AP: Bulgarian Elections Set to Influence South Stream’s Fate
Sunday’s vote for parliament will determine whether Bulgaria will continue to build the Moscow-backed South Stream gas pipeline - a project opposed by the EU, the AP has said.
Taking a look at the upcoming elections, in which centre-right GERB party is tipped by polling agencies to win most votes but remain short of absolute majority, the Associated Press highlighted on Friday that GERB leader Boyko Borisov could find it hard to build a coalition government.
Borisov has said he would only continue building Bulgaria's part of the South Stream pipeline if the EU approved – in “sharp contrast with the Socialists, who want the project at any price.”

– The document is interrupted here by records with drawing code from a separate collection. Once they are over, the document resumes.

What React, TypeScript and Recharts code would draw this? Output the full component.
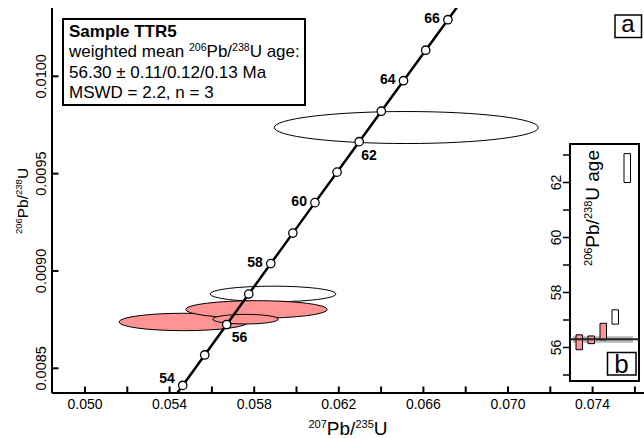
import React from 'react';
import {
  ComposedChart,
  Line,
  Scatter,
  XAxis,
  YAxis,
  ReferenceArea,
  ReferenceLine,
  Bar,
  Cell,
} from 'recharts';

const FONT = '"Liberation Sans", Arial, Helvetica, sans-serif';
const PINK = '#FF9494';

// ---- Concordia curve (age in Ma, 207Pb/235U, 206Pb/238U) ----
const concordiaAges = [53, 54, 55, 56, 57, 58, 59, 60, 61, 62, 63, 64, 65, 66, 67];
const concordiaX = [
  0.0535834, 0.0546215, 0.0556606, 0.0567007, 0.057742, 0.0587842, 0.0598275, 0.0608718,
  0.0619171, 0.0629634, 0.0640108, 0.0650592, 0.0661086, 0.0671591, 0.0682106,
];
const concordiaY = [
  0.0082555, 0.0084119, 0.0085684, 0.0087248, 0.0088813, 0.0090379, 0.0091944, 0.009351,
  0.0095076, 0.0096642, 0.0098208, 0.0099774, 0.0101341, 0.0102909, 0.0104476,
];
const markerAges = [54, 55, 56, 57, 58, 59, 60, 61, 62, 63, 64, 65, 66];

// ---- Error ellipses ----
const ellipseCx = [0.065192, 0.058889, 0.054667, 0.058109, 0.057589];
const ellipseCy = [0.0097369, 0.0088818, 0.0087379, 0.0088022, 0.0087523];
const ellipseRx = [0.006241, 0.002979, 0.003059, 0.003348, 0.001551];
const ellipseRy = [0.0000822, 0.0000401, 0.0000447, 0.0000452, 0.0000247];
const ellipseIncluded = [false, false, true, true, true];

// ---- Axes ----
const X_DOMAIN: [number, number] = [0.04844, 0.07643];
const Y_DOMAIN: [number, number] = [0.008373, 0.010351];
const xTicks = [0.05, 0.052, 0.054, 0.056, 0.058, 0.06, 0.062, 0.064, 0.066, 0.068, 0.07, 0.072, 0.074, 0.076];
const xTickLabels = ['0.050', '0.054', '0.058', '0.062', '0.066', '0.070', '0.074'];
const yTicks = [0.0085, 0.009, 0.0095, 0.01];
const yTickLabels = ['0.0085', '0.0090', '0.0095', '0.0100'];

// ---- Inset (b): 206Pb/238U ages ----
const insetNames = ['1', '2', '3', '4', '5'];
const insetLow = [55.92, 56.14, 56.28, 56.85, 62.0];
const insetHigh = [56.46, 56.42, 56.88, 57.37, 63.05];
const insetIncluded = [true, true, true, false, false];
const insetDomain: [number, number] = [54.8, 63.4];
const insetTicks = [55, 56, 57, 58, 59, 60, 61, 62, 63];
const insetTickLabels = [56, 58, 60, 62];

// ---- Weighted mean ----
const sampleName = 'Sample TTR5';
const meanAge = 56.3;
const meanErrors = [0.11, 0.12, 0.13];
const meanBand = [56.17, 56.41];
const mswd = 2.2;
const nUsed = 3;

const concordiaData = concordiaAges.map((a, i) => ({ age: a, x: concordiaX[i], y: concordiaY[i] }));
const markerData = markerAges.map((a) => {
  const i = concordiaAges.indexOf(a);
  return { age: a, x: concordiaX[i], y: concordiaY[i] };
});
const insetData = insetNames.map((n, i) => ({ name: n, range: [insetLow[i], insetHigh[i]], inc: insetIncluded[i] }));

const labelPlacement: Record<number, [number, number, 'start' | 'end']> = {
  54: [-8, -2, 'end'],
  56: [5, 17, 'start'],
  62: [2, 18, 'start'],
};

const XTick = (props: any) => {
  const { x, y, payload } = props;
  const label = xTickLabels.find((l) => Math.abs(parseFloat(l) - payload.value) < 1e-9);
  return (
    <g>
      <line x1={x} x2={x} y1={y} y2={y - 6.5} stroke="#000" strokeWidth={2} />
      {label && (
        <text x={x} y={y + 16.3} textAnchor="middle" fontSize={14} fill="#000" fontFamily={FONT}>
          {label}
        </text>
      )}
    </g>
  );
};

const YTick = (props: any) => {
  const { x, y, payload } = props;
  const label = yTickLabels.find((l) => Math.abs(parseFloat(l) - payload.value) < 1e-9);
  const bx = x - 5.5;
  return (
    <g>
      <line x1={x} x2={x + 6.5} y1={y} y2={y} stroke="#000" strokeWidth={2} />
      {label && (
        <text x={bx} y={y} transform={`rotate(-90 ${bx} ${y})`} textAnchor="middle" fontSize={14.5} fill="#000" fontFamily={FONT}>
          {label}
        </text>
      )}
    </g>
  );
};

const InsetTick = (props: any) => {
  const { x, y, payload } = props;
  const show = insetTickLabels.includes(payload.value);
  const bx = x - 9.3;
  return (
    <g>
      <line x1={x - 7} x2={x} y1={y} y2={y} stroke="#000" strokeWidth={1.5} />
      {show && (
        <text x={bx} y={y} transform={`rotate(-90 ${bx} ${y})`} textAnchor="middle" fontSize={14} fill="#000" fontFamily={FONT}>
          {payload.value}
        </text>
      )}
    </g>
  );
};

const makeEllipse = (fill: string) => (props: any) => {
  const { x, y, width, height } = props;
  return (
    <ellipse
      cx={x + width / 2}
      cy={y + height / 2}
      rx={Math.abs(width) / 2}
      ry={Math.abs(height) / 2}
      fill={fill}
      stroke="#000"
      strokeWidth={1}
    />
  );
};

const MarkerShape = (props: any) => {
  const { cx, cy, payload } = props;
  const age = payload.age;
  const showLabel = age % 2 === 0;
  const [dx, dy, anchor] = labelPlacement[age] || [-8, 3, 'end'];
  return (
    <g>
      <circle cx={cx} cy={cy} r={4.2} fill="#fff" stroke="#000" strokeWidth={1.3} />
      {showLabel && (
        <text x={cx + dx} y={cy + dy} textAnchor={anchor} fontSize={14} fontWeight="bold" fill="#000" fontFamily={FONT}>
          {age}
        </text>
      )}
    </g>
  );
};

const supStyle: React.CSSProperties = { fontSize: 10.5, position: 'relative', top: -6 };

export default function App() {
  return (
    <div style={{ position: 'absolute', left: 0, top: 0, width: 644, height: 438, background: '#fff', fontFamily: FONT }}>
      <div style={{ position: 'absolute', left: 0, top: 0 }}>
        <ComposedChart width={644} height={438} margin={{ top: 8, right: 0, bottom: 0, left: 0 }}>
          <XAxis
            dataKey="x"
            type="number"
            domain={X_DOMAIN}
            allowDataOverflow
            ticks={xTicks}
            interval={0}
            tick={(p: any) => <XTick {...p} />}
            tickLine={false}
            tickSize={0}
            tickMargin={0}
            axisLine={{ stroke: '#000', strokeWidth: 2 }}
            height={45}
          />
          <XAxis
            xAxisId="top"
            orientation="top"
            type="number"
            domain={X_DOMAIN}
            allowDataOverflow
            height={0}
            tick={false}
            tickLine={false}
            axisLine={{ stroke: '#000', strokeWidth: 2 }}
          />
          <YAxis
            dataKey="y"
            type="number"
            domain={Y_DOMAIN}
            allowDataOverflow
            ticks={yTicks}
            interval={0}
            tick={(p: any) => <YTick {...p} />}
            tickLine={false}
            tickSize={0}
            tickMargin={0}
            axisLine={{ stroke: '#000', strokeWidth: 2 }}
            width={52}
          />
          {ellipseCx.map((cx, i) => (
            <ReferenceArea
              key={`e${i}`}
              x1={cx - ellipseRx[i]}
              x2={cx + ellipseRx[i]}
              y1={ellipseCy[i] - ellipseRy[i]}
              y2={ellipseCy[i] + ellipseRy[i]}
              ifOverflow="visible"
              shape={makeEllipse(ellipseIncluded[i] ? PINK : '#fff')}
            />
          ))}
          <Line
            data={concordiaData}
            dataKey="y"
            type="linear"
            stroke="#000"
            strokeWidth={2.5}
            dot={false}
            activeDot={false}
            isAnimationActive={false}
          />
          <Scatter data={markerData} dataKey="y" shape={(p: any) => <MarkerShape {...p} />} isAnimationActive={false} />
        </ComposedChart>
      </div>

      {/* annotation box */}
      <div
        style={{
          position: 'absolute',
          left: 62,
          top: 18,
          width: 244,
          height: 88,
          boxSizing: 'border-box',
          border: '2px solid #000',
          background: '#fff',
          padding: '1.5px 0 0 5px',
          fontSize: 17,
          lineHeight: '20px',
          color: '#000',
          whiteSpace: 'nowrap',
        }}
      >
        <div style={{ fontWeight: 'bold' }}>{sampleName}</div>
        <div>
          weighted mean <span style={supStyle}>206</span>Pb/<span style={supStyle}>238</span>U age:
        </div>
        <div>
          {meanAge.toFixed(2)} ± {meanErrors.map((e) => e.toFixed(2)).join('/')} Ma
        </div>
        <div>
          MSWD = {mswd}, n = {nUsed}
        </div>
      </div>

      {/* inset frame */}
      <div
        style={{
          position: 'absolute',
          left: 569,
          top: 143,
          width: 71,
          height: 238.5,
          boxSizing: 'border-box',
          border: '2px solid #000',
          background: '#fff',
        }}
      />
      <div style={{ position: 'absolute', left: 530, top: 134 }}>
        <ComposedChart width={114} height={256} data={insetData} margin={{ top: 10, right: 5, bottom: 9.5, left: 0 }}>
          <XAxis dataKey="name" type="category" hide padding={{ left: 3, right: 6 }} />
          <YAxis
            type="number"
            domain={insetDomain}
            allowDataOverflow
            ticks={insetTicks}
            interval={0}
            tick={(p: any) => <InsetTick {...p} />}
            tickLine={false}
            tickSize={0}
            tickMargin={0}
            axisLine={false}
            width={40}
          />
          <ReferenceArea y1={meanBand[0]} y2={meanBand[1]} fill="#b4b4b4" fillOpacity={1} stroke="none" ifOverflow="visible" />
          <ReferenceLine y={meanAge} stroke="#222" strokeWidth={2} />
          <Bar dataKey="range" barSize={6.5} isAnimationActive={false} stroke="#000" strokeWidth={1}>
            {insetData.map((d, i) => (
              <Cell key={`c${i}`} fill={d.inc ? PINK : '#fff'} />
            ))}
          </Bar>
        </ComposedChart>
      </div>

      {/* text overlay */}
      <svg width={644} height={438} style={{ position: 'absolute', left: 0, top: 0, pointerEvents: 'none' }}>
        <g fontFamily={FONT} fill="#000">
          <text x={348} y={435} textAnchor="middle" fontSize={19}>
            <tspan fontSize={11} dy={-7}>207</tspan>
            <tspan dy={7}>Pb/</tspan>
            <tspan fontSize={11} dy={-7}>235</tspan>
            <tspan dy={7}>U</tspan>
          </text>
          <text x={28} y={201} transform="rotate(-90 28 201)" textAnchor="middle" fontSize={15.5}>
            <tspan fontSize={9.5} dy={-6}>206</tspan>
            <tspan dy={6}>Pb/</tspan>
            <tspan fontSize={9.5} dy={-6}>238</tspan>
            <tspan dy={6}>U</tspan>
          </text>
          <text x={599} y={208} transform="rotate(-90 599 208)" textAnchor="middle" fontSize={19}>
            <tspan fontSize={11} dy={-7}>206</tspan>
            <tspan dy={7}>Pb/</tspan>
            <tspan fontSize={11} dy={-7}>238</tspan>
            <tspan dy={7}>U age</tspan>
          </text>
          <rect x={615} y={15} width={26.5} height={22.5} fill="#fff" stroke="#000" strokeWidth={1.5} />
          <text x={628} y={32} textAnchor="middle" fontSize={24}>a</text>
          <rect x={607.5} y={352.5} width={28.5} height={22.5} fill="#fff" stroke="#000" strokeWidth={1.5} />
          <text x={621.5} y={373} textAnchor="middle" fontSize={26}>b</text>
        </g>
      </svg>
    </div>
  );
}
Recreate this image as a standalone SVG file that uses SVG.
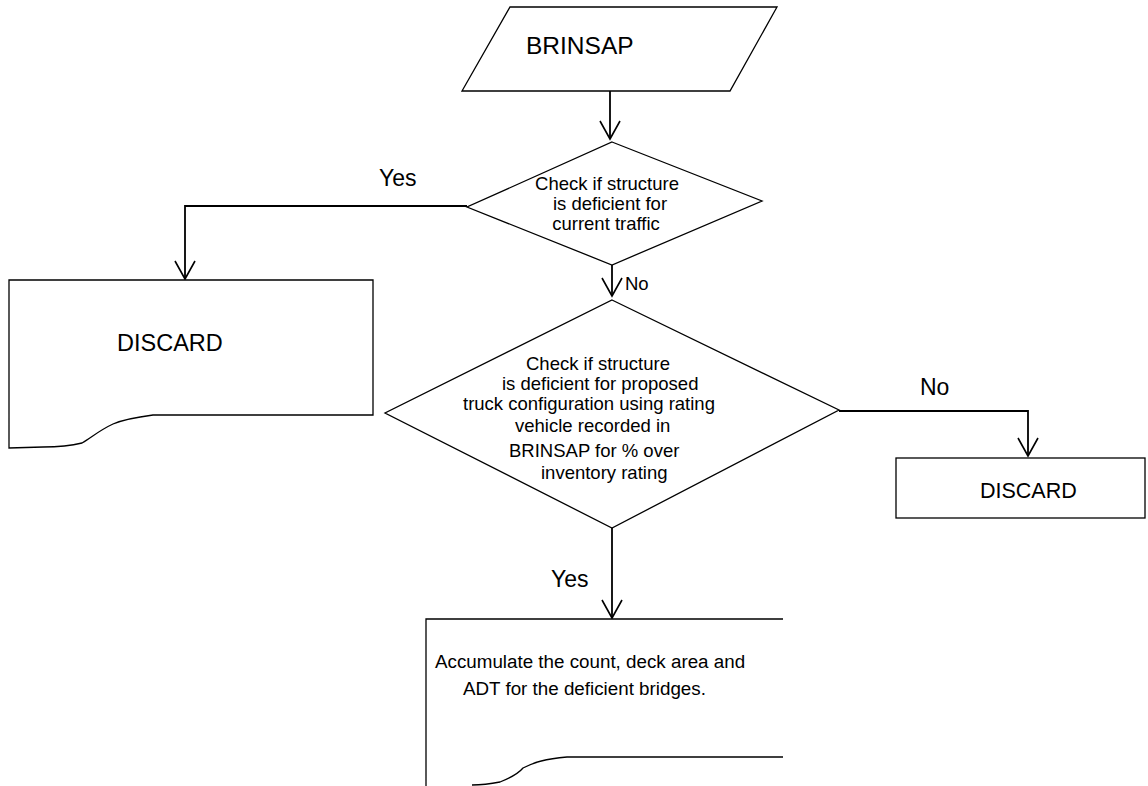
<svg xmlns="http://www.w3.org/2000/svg" width="1148" height="786" viewBox="0 0 1148 786">
<style>
.shape{fill:#fff;stroke:#000;stroke-width:1.3}
.conn{fill:none;stroke:#000;stroke-width:1.8}
text{font-family:"Liberation Sans",Arial,sans-serif;fill:#000}
.t18{font-size:18.5px}
.t19{font-size:18.8px}
.lbl{font-size:23px}
</style>
<defs>
<marker id="arr" markerUnits="userSpaceOnUse" markerWidth="20" markerHeight="24" viewBox="0 0 20 24" refX="18" refY="10" orient="auto" overflow="visible">
<path d="M0,0 L18,10 L0,20" fill="none" stroke="#000" stroke-width="1.6"/>
</marker>
</defs>
<g id="connectors">
<path class="conn" d="M610,91 V139" marker-end="url(#arr)"/>
<path class="conn" d="M467,206 H185 V279" marker-end="url(#arr)"/>
<path class="conn" d="M612,265 V296" marker-end="url(#arr)"/>
<path class="conn" d="M839,411 H1028 V456" marker-end="url(#arr)"/>
<path class="conn" d="M612,528 V618" marker-end="url(#arr)"/>
</g>
<g id="labels">
<text class="lbl" x="379" y="186">Yes</text>
<text class="t18" x="625" y="290">No</text>
<text class="lbl" x="920" y="395">No</text>
<text class="lbl" x="551" y="587">Yes</text>
</g>
<g id="brinsap">
<polygon class="shape" points="510,7 777,7 730,91 462,91"/>
<text x="526" y="54" style="font-size:24.5px">BRINSAP</text>
</g>
<g id="decision1">
<polygon class="shape" points="612,142 762,201 612,265 467,207"/>
<text class="t18" text-anchor="middle" x="607" y="190">Check if structure</text>
<text class="t18" text-anchor="middle" x="610" y="210">is deficient for</text>
<text class="t18" text-anchor="middle" x="606" y="230">current traffic</text>
</g>
<g id="discard-left">
<path class="shape" d="M9,280 H373 V415 H153 C130,418 120,421 113,424 C100,430 92,437 82,443 C70,446 55,447 43,447 L9,448 Z"/>
<text x="117" y="351" style="font-size:23.5px">DISCARD</text>
</g>
<g id="decision2">
<polygon class="shape" points="612,300 839,410 612,528 385,413"/>
<text class="t18" x="526" y="370">Check if structure</text>
<text class="t18" x="502" y="390">is deficient for proposed</text>
<text class="t18" x="463" y="410">truck configuration using rating</text>
<text class="t18" x="515" y="432">vehicle recorded in</text>
<text class="t18" x="509" y="457">BRINSAP for % over</text>
<text class="t18" x="541" y="479">inventory rating</text>
</g>
<g id="discard-right">
<rect class="shape" x="896" y="458" width="249" height="60"/>
<text x="980" y="498" style="font-size:21.5px">DISCARD</text>
</g>
<g id="accumulate">
<path class="shape" d="M426,787 V619 H783 M783,757 H567 C545,759 535,762 523,768 C518,774 510,778 500,782 C490,784 480,785 472,785"/>
<text class="t19" x="435" y="668">Accumulate the count, deck area and</text>
<text class="t19" x="463" y="695">ADT for the deficient bridges.</text>
</g>
</svg>
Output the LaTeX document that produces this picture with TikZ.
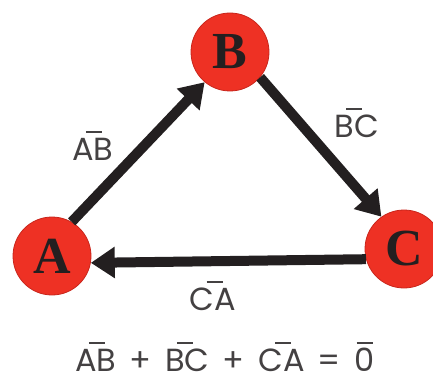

The conflicting views of GERB and the Socialists on South Stream reflect ‘divided loyalties’ among Bulgarians with some favouring Moscow’s position on the project while other taking the view that Bulgaria should stick firmly to its commitments as a member of the EU.
While the country is member of NATO and the EU, “extensive dependence on Russian oil and gas leaves it vulnerable to political meddling by the Kremlin,” AP said.
The newswire also quoted the opinion of Bulgarian political analyst Tihomir Bezlov that "Borisov believes that he lost power in 2013 because of the Russians and must be cautious” if he forms a government after October 5 vote.
GERB’s government led by Borisov resigned last year shortly before its four-year term of office expired amidst nationwide protests triggered by power price hikes and austerity measures.
A coalition cabinet led by the Socialists, which took office after early elections in 2013 before resigning in July 2014, had given the green light to the construction of South Stream on Bulgarian territory – a move opposed by the EU which says the project violates its anti-monopoly rules.